At Joanna MacLean’s web site, you can visit her stunning photographic galleries of people and places, capturing a rich and compelling visual narrative from a wide variety of cultures of people and the places they call home– Greenland, Japan, Madagascar, Myanmar, Oman, Palau, Portugal and Zanzibar.  Many more to come.

In Joanna’s Journal, you can read about her travels and involvement in different interesting events as they happen, all of them well illustrated with a selection of her photographs.

Joanna is deeply involved  with various philanthropic projects: she is consultant to NAKA Elephant Foundation, which is dedicated to the conservation and well-being of elephants. She is a founding member of the Asian Captive Elephant Working Group (ACEWG), a group of regional elephant specialists, veterinarians, researchers and conservationists, working to create awareness about the problems and the solutions, and to provide recommendations improving healthcare and management practices for captive elephants, across Asia. She is also an Advisor to Skills for Life, a foundation which provides vocational training and job opportunities for underprivileged youth from Hill Tribes around Chiang Mai, Thailand.

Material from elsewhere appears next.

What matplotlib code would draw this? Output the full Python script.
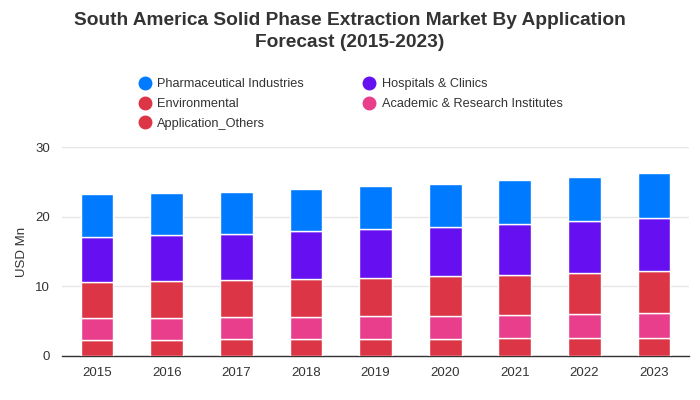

JOANNA MACLEAN, Photographer, Author, and Lecturer

Her  knowledge and understanding of the many world cultures she has visited is expansive, beautifully expressed in her photographs,  books, and lectures;  In her book, Two Eggs And A Lemon, the simple gift of two eggs and a lemon from a young boy and his poverty-stricken family becomes the symbolic title of Joanna MacLean’s remarkable diary, chronicling her four years in Myanmar. Working with the Red Cross, From 2002 through 2006, at a pivotal period in the country’s political transformation. It is an honest, intimate story of an exotic people within a culture shaped by the pulse of Buddhism, a people of indelible spirit in the face of adversities. But the real gift of Two Eggs and a Lemon is MacLean’s focus on the stories of people she met and learned from, and how such humble generosities bridge our understanding of human commonality. It is now supported by another publication Portraits of Myanmar which is a collection of photographs from the same period.